The whole point of a dedicated network comes down to one word: momentum. A bike trip where you almost never stop. On the surface, every intersection imposes a light or a stop — you lose speed, time, and the sheer pleasure of riding. Underground, in three dimensions, we can do what highways do: separate the flows onto different levels. Two tunnels that cross never meet. And when you really do need to change axis, a give-way roundabout lets you do it without ever putting a foot down.
An interchange therefore combines two simple ideas, borrowed from the best of road design and adapted to the bike: the two-level crossing to go straight through, and the roundabout to turn.
1. Straight through: the two-level crossing
When two tunnels have to cross, one dips down a few metres to pass beneath the other — exactly like a highway overpass, but buried. There is no junction, no weaving, no conflict point. The cyclist going straight keeps all their speed; often they don't even notice they just crossed another axis.
On the surface, such a level change demands a bridge: a heavy concrete structure, costly and bulky. Underground it's trivial — digging a tunnel a little deeper costs next to nothing, and the space below is unlimited.

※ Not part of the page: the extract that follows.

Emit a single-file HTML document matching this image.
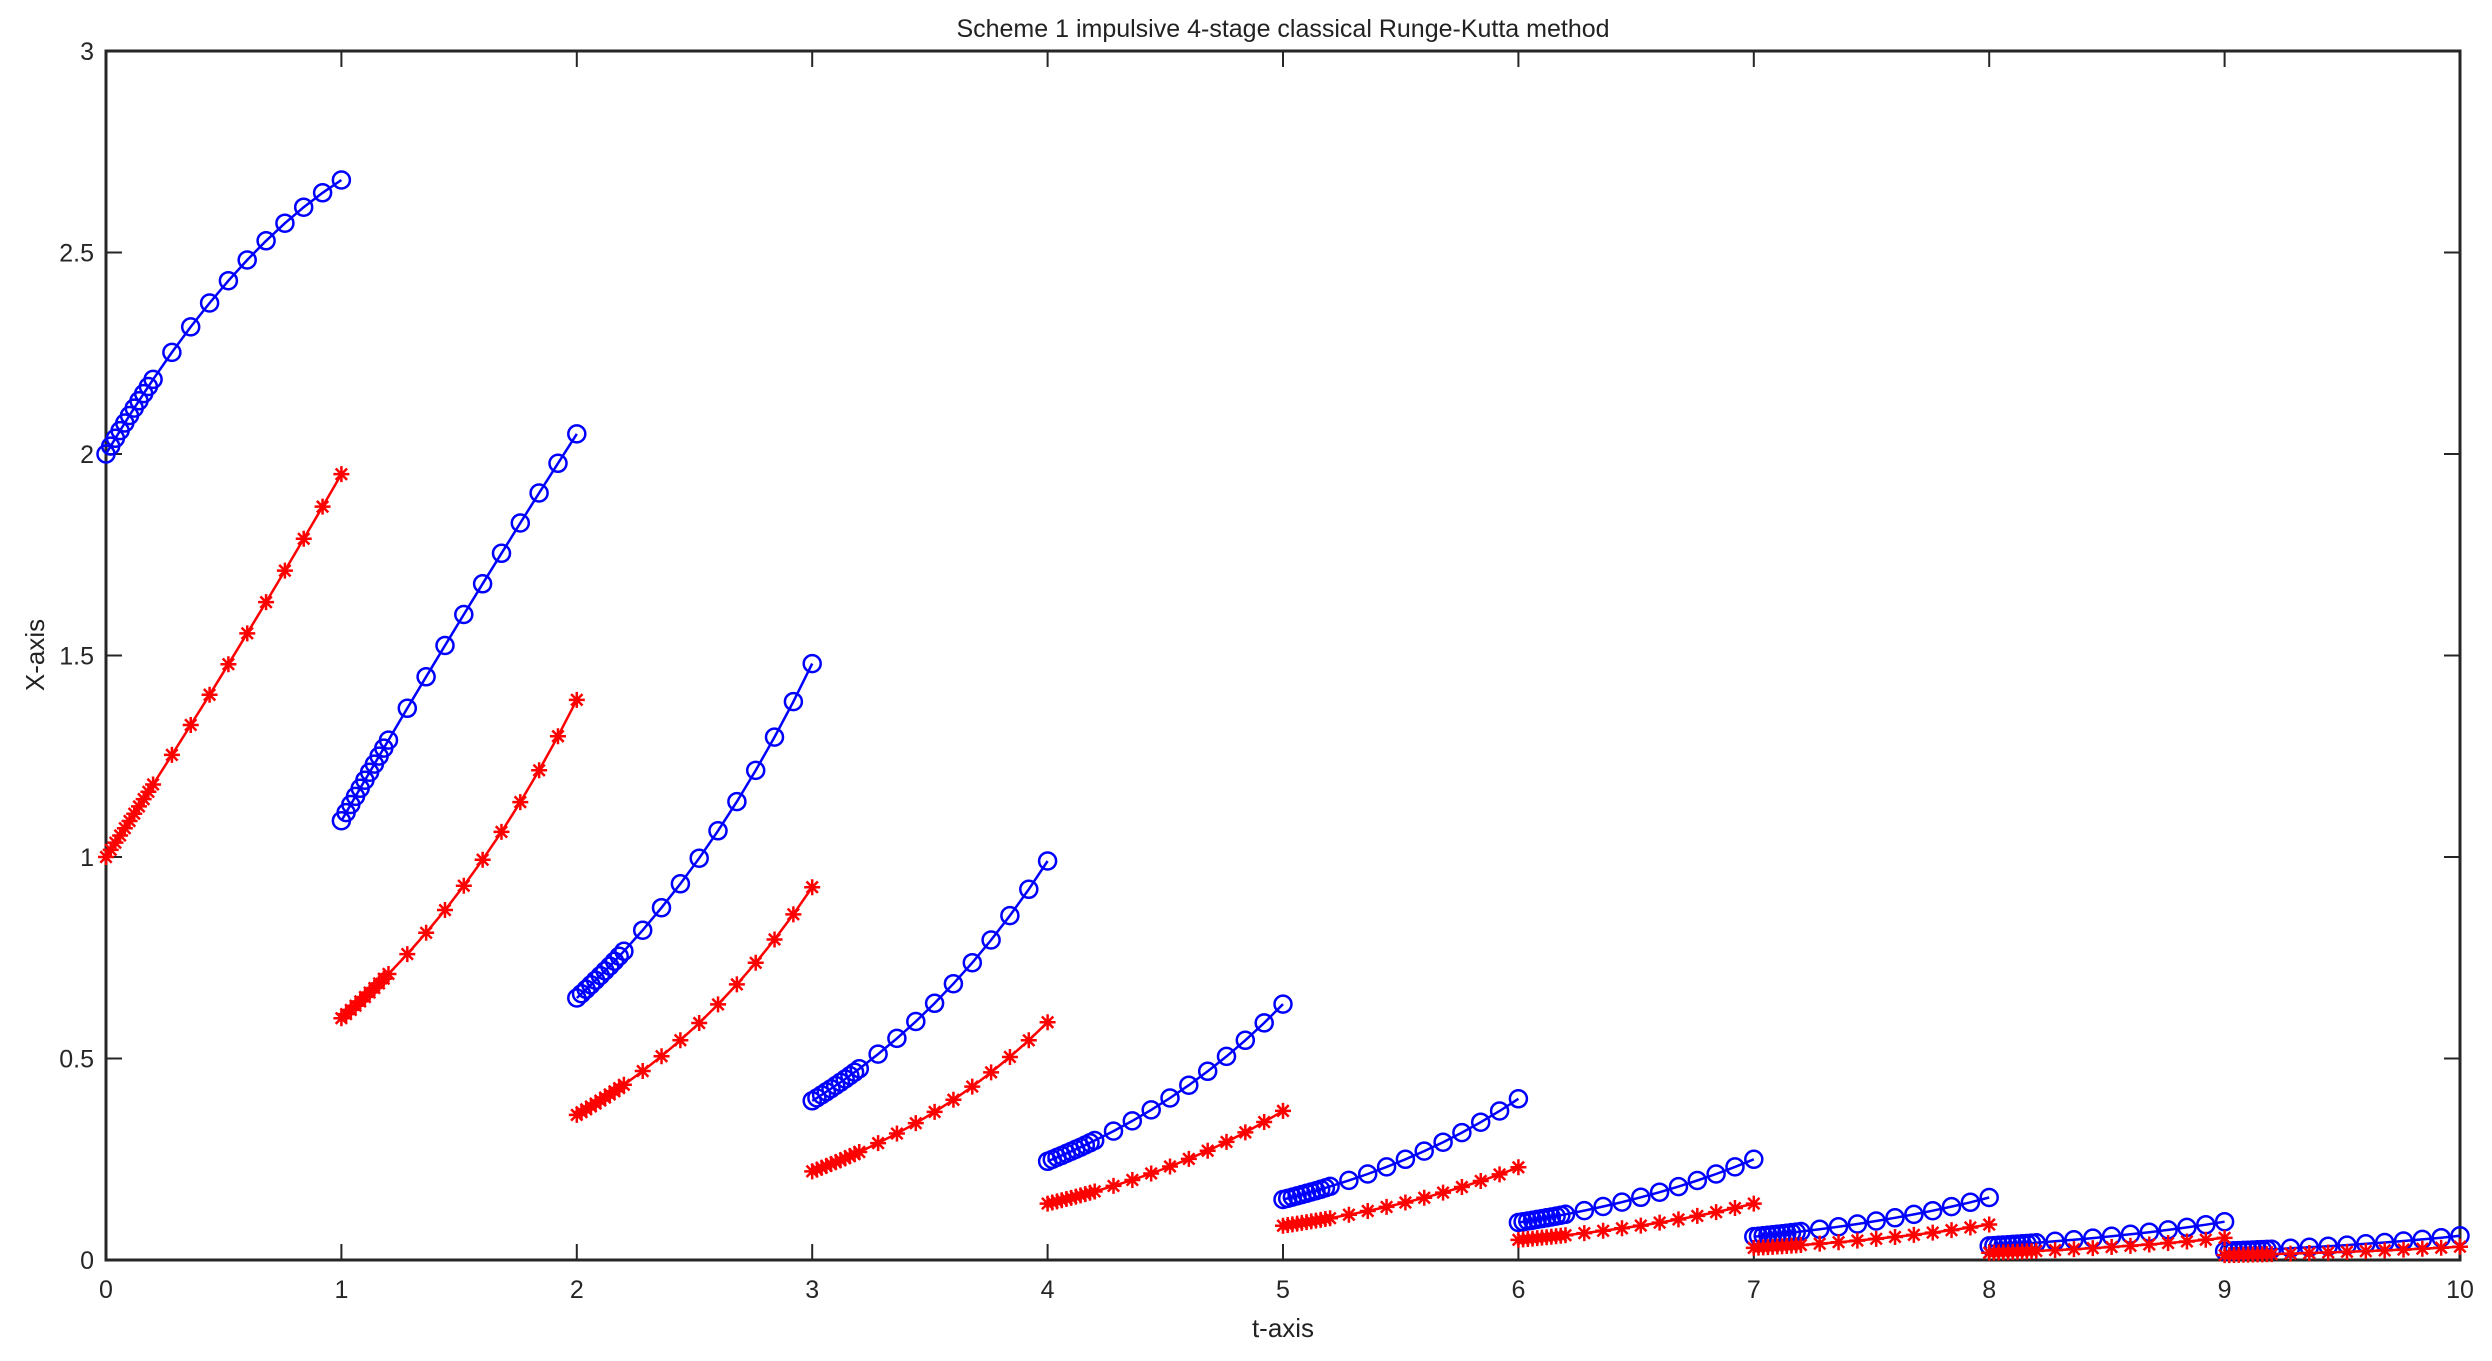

Underground, the third dimension is almost free. Where the surface must choose between a red light, a bulky roundabout or a costly overpass, the tunnel simply dips a few metres. The crossing disappears.
2. Changing direction: the roundabout
That leaves the case where you want to leave your tunnel for another one. Here again, no stopping: you take the green ring. Short ramps connect each tunnel to a one-way circular tunnel. You enter it with a simple give-way, ride the ring to your exit, and join your new axis. No light, no stop, no four-way face-off.
Priority always goes to those already in the ring. The arriving cyclist barely slows, slots into a gap and exits at the right branch. It's the cycling version of the road roundabout — a geometry proven the world over to keep traffic flowing. And because a bike is small and slow compared to a car, gaps are continuous and easy to catch: the ring can stay compact.
A crossing, step by step
- I approach the interchange on my tunnel.
- Going straight? I do nothing — I pass over or under the cross axis, without slowing down.
- Want to turn? I take the ramp onto the green ring and give way to cyclists already engaged.
- I slot into a gap, follow the ring, exit at my branch. I never put a foot down.
3. Why it's almost all upside
⚡ Speed preserved
No stops at crossings: average speed stays high across the whole network. That's exactly where surface paths lose the most time.
🛡️ Safer
No head-on collision, no right-angle crossing: every movement is a low-angle merge, in the same direction. It's the geometry that makes roundabouts safer than intersections.
🔀 No bottleneck
Capacity holds where the axes meet — exactly the weak point of conventional cycling networks, which saturate at intersections.
🔧 Simple and robust
No lights to power, synchronise and maintain, no sensors. Just geometry and a "give way" sign. Nothing that can break down.
🚴 The joy of momentum
The cyclist keeps their pace. That's exactly what makes cycling enjoyable — and what a dedicated underground network can deliver continuously.
📐 Compact
At bike speed, the ring stays small. An underground interchange fits in a far smaller footprint than a highway interchange.
Where two axes meet
| Situation | Surface intersection | Underground interchange |
|---|---|---|
| Going straight | Red light or stop — frequent stopping | Passing to another level — no stopping |
| Turning | Waiting, turning across the opposing flow | One-way ring — give-way, no stopping |
| Conflict points | Right-angle crossings, possible head-on collisions | Only low-angle merges |
| Equipment | Lights, sensors, maintenance, electricity | Geometry + a "give way" sign |
| Average speed | Broken at every intersection | Continuous, preserved |
A network where you (almost) never stop.
The two-level crossing settles "straight through"; the roundabout settles "turning." Together they remove what slows the bike down in the city — the stops — while making crossings safer. That is the whole point of a dedicated underground network: giving the cyclist back their momentum.
Schematic diagrams meant to illustrate the principle; the exact geometries (ring radius, ramp gradient, level changes) are a matter for detailed engineering.